Não adianta ficar no meio do caminho. O Rio de Janeiro reproduziu a ideia dos teleféricos sobre a favela, mas não atentou para como foram implantados. Resultado: depois de todo o investimento, a infraestrutura de mobilidade urbana nos morros está desativada, aumentando a desconfiança da população em relação ao poder público.
O “como” tem a ver com a participação cidadã nos processos sociais, segundo Jorge Melguizo, ex-secretário de Desenvolvimento Social de Medellín. Não se trata de fazer para os pobres, mas a partir da escolha dos pobres. Embora muitas obras sejam realizadas em favelas, os aparelhos públicos construídos com frequência acabam esvaziados de público e sentido. Qual o erro? Ninguém pergunta aos moradores se aquilo era o que mais queriam e precisavam. Eles não são ouvidos, sua inteligência é subestimada. A experiência tem mostrado que, enquanto projetos saídos de pranchetas em escritórios com ar-condicionado tendem a fracassar, aqueles nascidos nas comunidades triunfam.
Em Medellín, a participação cidadã passa por construir a capacidade instalada no território, criar comitês temáticos, delegar incumbências e descentralizar decisões, como ocorre no orçamento participativo, em que a população define como o recurso público será investido no local. Cada comuna tem seu próprio plano de desenvolvimento social. Com voz ativa nas políticas públicas, ela se sente parte do processo, responsável pela manutenção, uso e proteção dos equipamentos. A participação cidadã não é apenas uma ferramenta social — é a essência da transformação. Sem ela, o que se tem é uma tosca e vã tentativa de tutela. Ninguém precisa de projetos decididos de cima para baixo, em que as inaugurações — para fins eleitorais ou eleitoreiros — são mais importantes que o impacto social de longo prazo.
Vencer a pobreza exige técnica apurada.
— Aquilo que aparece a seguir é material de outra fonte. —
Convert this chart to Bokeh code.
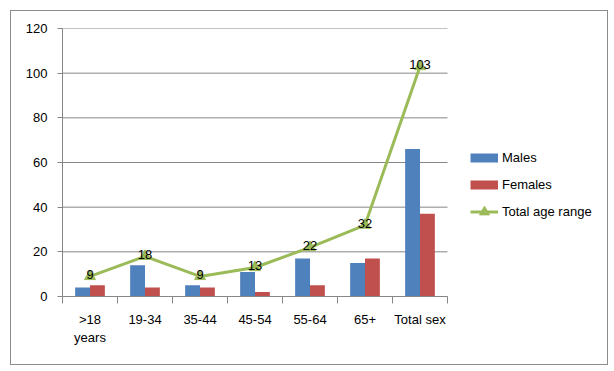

É preciso conhecer a geografia física, social e humana do território. É preciso elaborar planos junto aos moradores e valorizar sua história. É preciso ouvir seu protesto. É preciso envolver toda a sociedade, da iniciativa privada à universidade. É preciso, por fim, criar laboratórios sociais, descontinuando o que não funciona.
Os pobres estão nas margens, seja na periferia das cidades, seja longe das oportunidades. Temos de colocá-los no centro da nossa escuta, do nosso investimento e das nossas decisões sociais.